Auf den zweiten Blick aber überwiegen für mich die Nachteile. Denn die fehlende Transparenz schafft ein Informationsvakuum – gerade in einer Zeit, in der das Vertrauen in digitale Infrastrukturen essenziell ist. Die Bevölkerung bleibt im Unklaren darüber, wer genau zur Meldung verpflichtet ist – und ob überhaupt gemeldet wurde. Auch wie viele Vorfälle es gibt, wie schwerwiegend sie sind und welche Lehren daraus gezogen werden, erfährt man voraussichtlich nicht. Und wenn dann höchstens in einem reichlich spät veröffentlichten Bericht.
Dabei geht es nicht darum, schützenswerte Details öffentlich zu machen oder operativ ins Risiko zu laufen. Es geht um das Prinzip: Wer Transparenz ernst meint, muss sie auch im Bereich der Cybersicherheit leben – mit anonymisierten Fallberichten, regelmässigen Lageeinschätzungen oder wenigstens mit der Information, dass Vorfälle gemeldet worden sind.

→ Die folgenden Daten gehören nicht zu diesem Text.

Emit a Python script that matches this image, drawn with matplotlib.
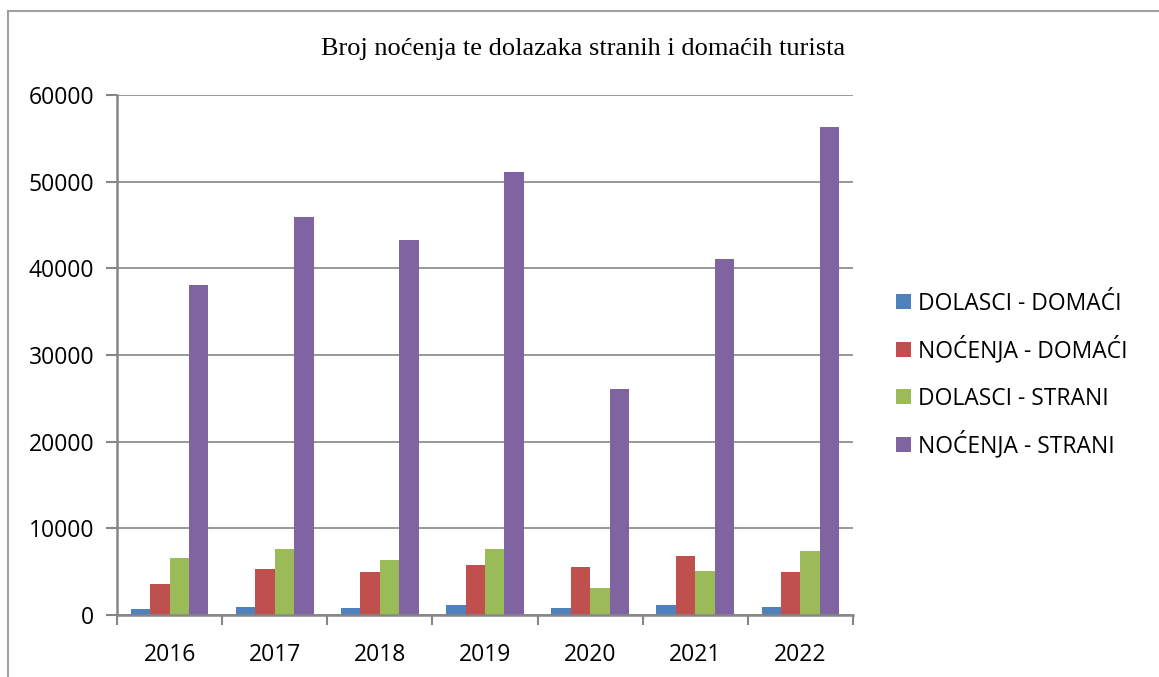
import matplotlib
matplotlib.use("Agg")
import matplotlib.pyplot as plt
from matplotlib.lines import Line2D
from matplotlib.patches import Rectangle
import numpy as np

years = ["2016", "2017", "2018", "2019", "2020", "2021", "2022"]
dolasci_domaci = [700, 920, 810, 1150, 810, 1150, 920]
nocenja_domaci = [3580, 5310, 4960, 5770, 5540, 6810, 4960]
dolasci_strani = [6580, 7620, 6350, 7620, 3120, 5080, 7390]
nocenja_strani = [38100, 45900, 43300, 51100, 26050, 41050, 56300]

series_names = ["DOLASCI - DOMAĆI", "NOĆENJA - DOMAĆI", "DOLASCI - STRANI", "NOĆENJA - STRANI"]
colors = ["#4F81BD", "#C0504D", "#9BBB59", "#8064A2"]
series = [dolasci_domaci, nocenja_domaci, dolasci_strani, nocenja_strani]

W, H = 1159, 677
fig = plt.figure(figsize=(W / 100, H / 100), dpi=100)
ax = fig.add_axes([117 / W, 1 - 615 / H, (853 - 117) / W, (615 - 95) / H])

tick_font = "Open Sans"
grid_col = "#868686"

x = np.arange(len(years))
bw = 0.185
for i, (vals, c) in enumerate(zip(series, colors)):
    ax.bar(x + (i - 1.5) * bw, vals, width=bw, color=c, zorder=3, linewidth=0)

ax.set_xlim(-0.5, len(years) - 0.5)
ax.set_ylim(0, 60000)
ax.set_yticks(np.arange(0, 60001, 10000))
ax.set_yticklabels([str(v) for v in range(0, 60001, 10000)], fontfamily=tick_font, fontsize=16.5)
ax.set_xticks(x)
ax.set_xticklabels(years, fontfamily=tick_font, fontsize=16.5)
ax.set_xticks(np.arange(-0.5, len(years), 1.0), minor=True)
ax.tick_params(axis="x", which="major", length=0, pad=20)
ax.tick_params(axis="x", which="minor", length=7, width=1.5, color=grid_col, direction="out")
ax.tick_params(axis="y", which="major", length=8, width=1.5, color=grid_col, direction="out", pad=8.5)

ax.grid(axis="y", color=grid_col, linewidth=1.2, zorder=0)
for s in ["top", "right"]:
    ax.spines[s].set_visible(False)
for s in ["left", "bottom"]:
    ax.spines[s].set_color(grid_col)
    ax.spines[s].set_linewidth(1.8)
ax.spines["bottom"].set_zorder(4)

fig.text(583 / W, 1 - 49 / H, "Broj noćenja te dolazaka stranih i domaćih turista",
         ha="center", va="center", fontfamily="Liberation Serif", fontsize=19)

# legend, drawn as evenly spaced entries
leg_y = [301, 349, 396, 444]
for name, c, yy in zip(series_names, colors, leg_y):
    fig.add_artist(Rectangle((896 / W, 1 - (yy + 7.5) / H), 15 / W, 15 / H,
                             transform=fig.transFigure, facecolor=c, edgecolor="none"))
    fig.text(918 / W, 1 - (yy + 8.5) / H, name, ha="left", va="baseline",
             fontfamily=tick_font, fontsize=16.5)

# outer frame
frame_col = "#A0A0A0"
fig.add_artist(Line2D([8 / W, 8 / W], [0, 1 - 11 / H], transform=fig.transFigure, color=frame_col, lw=1.5))
fig.add_artist(Line2D([8 / W, 1], [1 - 11 / H, 1 - 11 / H], transform=fig.transFigure, color=frame_col, lw=1.5))

fig.savefig("out.png", dpi=100)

Instrument mit Potenzial, aber ohne Wirkung
Verstehen Sie mich nicht falsch: Eine Meldepflicht für Cyberangriffe ist ein wichtiger Schritt. Aber sie entfaltet ihre Wirkung nur dann, wenn sie breit genug greift, klar definiert ist – und transparent umgesetzt wird.
Was wir brauchen, ist ein gemeinsames Verständnis davon, was ein Angriff ist. Und ein Mindestmass an öffentlicher Information darüber, wer betroffen ist und wie damit umgegangen wurde. Sonst bleibt die Meldepflicht ein Blindflug. Oder ein Instrument mit Potenzial – aber ohne Wirkung.
5 Antworten
Das mit der Transparenz kommt mir ein klein wenig vor wie die Sache mit den geheim gehaltenen Resultaten der Überprüfung von Restaurants durch die Gesundheitsbehörden. In vielen anderen Ländern hängen die Zertifikate an der Eingangstür und jeder Gast weiss deshalb vorher, was ihn drinnen erwartet.
Kann man die Resultate nicht wie bei Responsible Disclosure nach einer gewissen Frist veröffentlichen, so dass genügend Zeit war, die Probleme abzustellen?
Doch, genau das müsste möglich sein und würde so viel bringen.
Muss die Swisscom dann 200 Millionen Meldungen pro Monat machen? 😉
Vielleicht hört Swisscom jetzt endlich auf, ihre Zahlen so künstlich aufzublasen.
Was die bemängelte Transparenz der Definition des Cyberangriffs und des Kreises der Meldepflichtigen angeht, wird mir aufgrund des Artikels nicht klar, ob der Autor die folgenden Bestimmungen im revidierten Informationssicherheitsgesetz (ISG) und in der neuen Cybersicherheitsverordnung (CSV) in seine Analyse einbezogen hat:
Art. 5 Bst. d und e ISG (Definition des Cybervorfalls und -angriffs)
Art. 74d ISG (Kreis der zu meldenden Cyberangriffe)
Art. 14 CSV (Präzisierungen zu Art. 74d ISG).
Diese Dokumente sind über die oben verlinkte Medienmitteilung aufrufbar. Der Artikel zitiert sinngemäss aus ihnen (bzw. wohl aus der Medienmitteilung), bemängelt aber wohl zu Unrecht, dass die genannten Definitionen nicht öffentlich einsehbar seien.
Unpraktisch ist, dass die gesetzliche Definition des Cyberangriffs von der umgangssprachlichen abweicht: Als Angriff im Sinn des ISG gilt ein Angriff erst, wenn er einen beträchtlichen Erfolg hatte. Das hat der Gesetzgeber etwa in Artikel 134 des Strafgesetzbuchs besser gelöst: Dort ist ein Angriff begrifflich auch dann ein Angriff, wenn niemand verletzt wird, aber mit Strafe bedroht wird er erst, wenn er Tote oder Verletzte zur Folge hat. Dieser terminologische Mangel des ISG tut seiner öffentlichen Zugänglichkeit und Bestimmtheit aber keinen Abbruch.